Domains where complete audit history is a regulatory or business requirement. Domains where temporal queries are essential (financial calculations, compliance reporting). Domains where read and write workloads have fundamentally different characteristics and scaling requirements. Domains where multiple consumer systems need to process the same state changes differently.

For domains where a simple CRUD model meets requirements, traditional state-based persistence is simpler, cheaper, and appropriate.

Event Store Technology: The event store is the system of record in an event-sourced architecture. It must be durable, ordered, and performant for both appending events and reading event streams.

Enterprise Implementation Patterns Infographic

EventStoreDB, purpose-built for event sourcing, provides optimised event storage with built-in projections and subscriptions. Apache Kafka, while primarily a streaming platform, can serve as an event store with appropriate retention configuration (infinite retention, log compaction disabled). Relational databases can implement event stores using append-only tables, though they lack the specialised features of purpose-built solutions.

For enterprise deployments, the event store selection should consider durability guarantees, operational maturity, scalability characteristics, and the team’s operational experience with the technology.

Projection Management: Read-side projections must be built, updated, and occasionally rebuilt. The projection infrastructure needs to handle:

Initial build: When a new projection is introduced, it must process the full event history to construct its initial state. For large event stores, this can take hours or days.

Live updates: As new events are appended, projections must be updated with minimal latency.

Rebuild: When projection logic changes or data corruption occurs, the projection must be rebuilt from events. The architecture should support rebuilding without affecting the production system’s availability.

Snapshotting: For entities with long event histories, replaying all events to derive current state becomes expensive. Snapshots — periodic captures of the derived state at a point in the event stream — enable state reconstruction by loading the snapshot and replaying only subsequent events. Snapshot frequency should balance storage cost against reconstruction performance.

Organisational and Cultural Considerations

Event sourcing and CQRS require different thinking from traditional state-based development, and the organisational adoption challenges should not be underestimated.

Developer Learning Curve: Developers accustomed to CRUD operations need to develop new mental models for thinking about state as a sequence of events rather than a mutable record. Event modelling workshops, where teams collaboratively design event flows on whiteboards, are an effective technique for building this understanding.

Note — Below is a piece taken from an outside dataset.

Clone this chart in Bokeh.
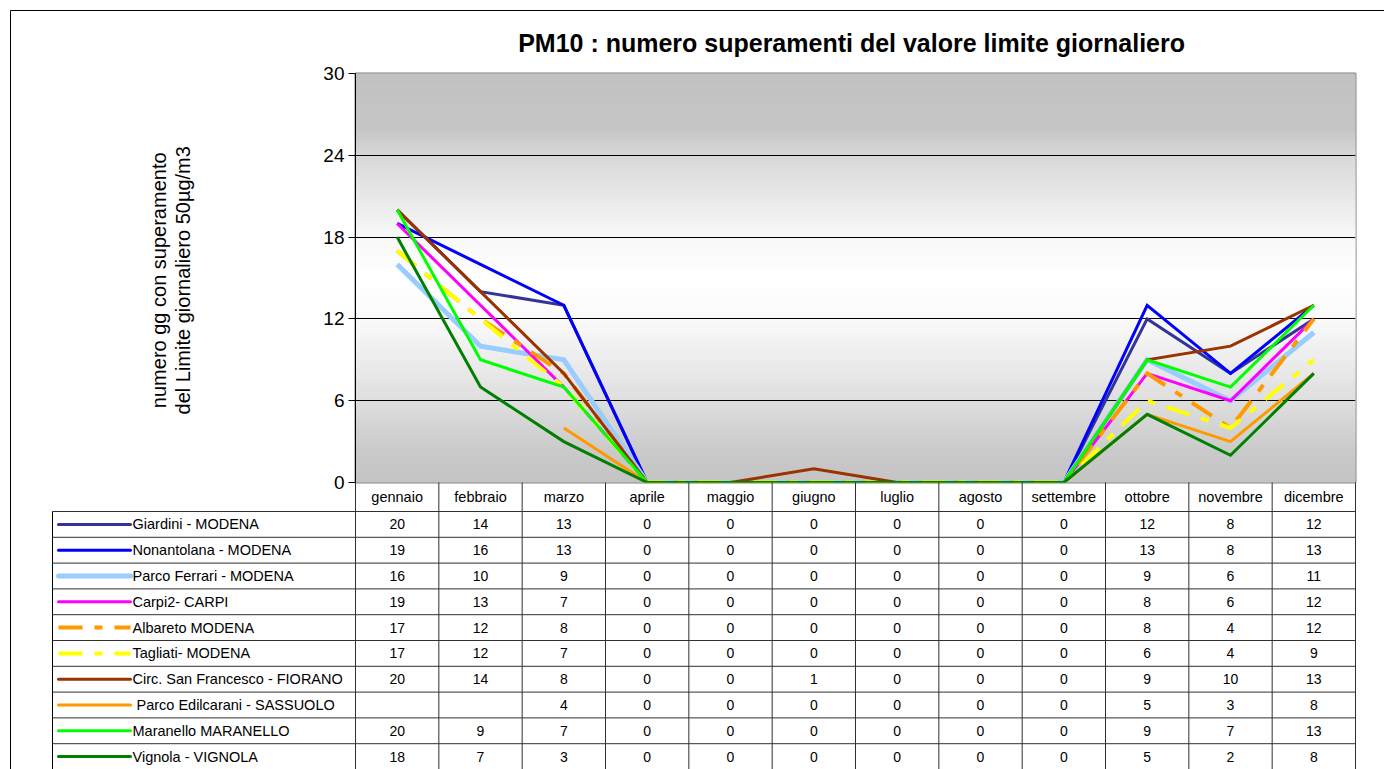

Event Design as Domain Modelling: The events in an event-sourced system represent the business domain’s language. Well-designed events (OrderPlaced, PaymentReceived, ShipmentDispatched) capture business meaning that technical operations (RowInserted, FieldUpdated) do not. Event storming workshops bring domain experts and engineers together to discover the events that describe the business domain, producing an event model that serves as both a domain model and a system design.

Schema Evolution: Events are immutable, but the schema of events evolves as the business changes. New fields are added, existing fields are reinterpreted, and new event types are introduced. The event store must accommodate schema evolution without invalidating historical events. Strategies include upcasting (transforming old event versions to new versions during replay), supporting multiple schema versions, and using flexible serialisation formats like JSON or Avro with schema registries.

Event sourcing and CQRS are powerful patterns that solve specific problems exceptionally well. The CTO’s responsibility is to identify where these problems exist in their organisation, apply the patterns selectively, and invest in the team skills and infrastructure needed to implement them effectively. The return — complete auditability, temporal intelligence, and scalable read/write separation — justifies the investment when the use case demands it.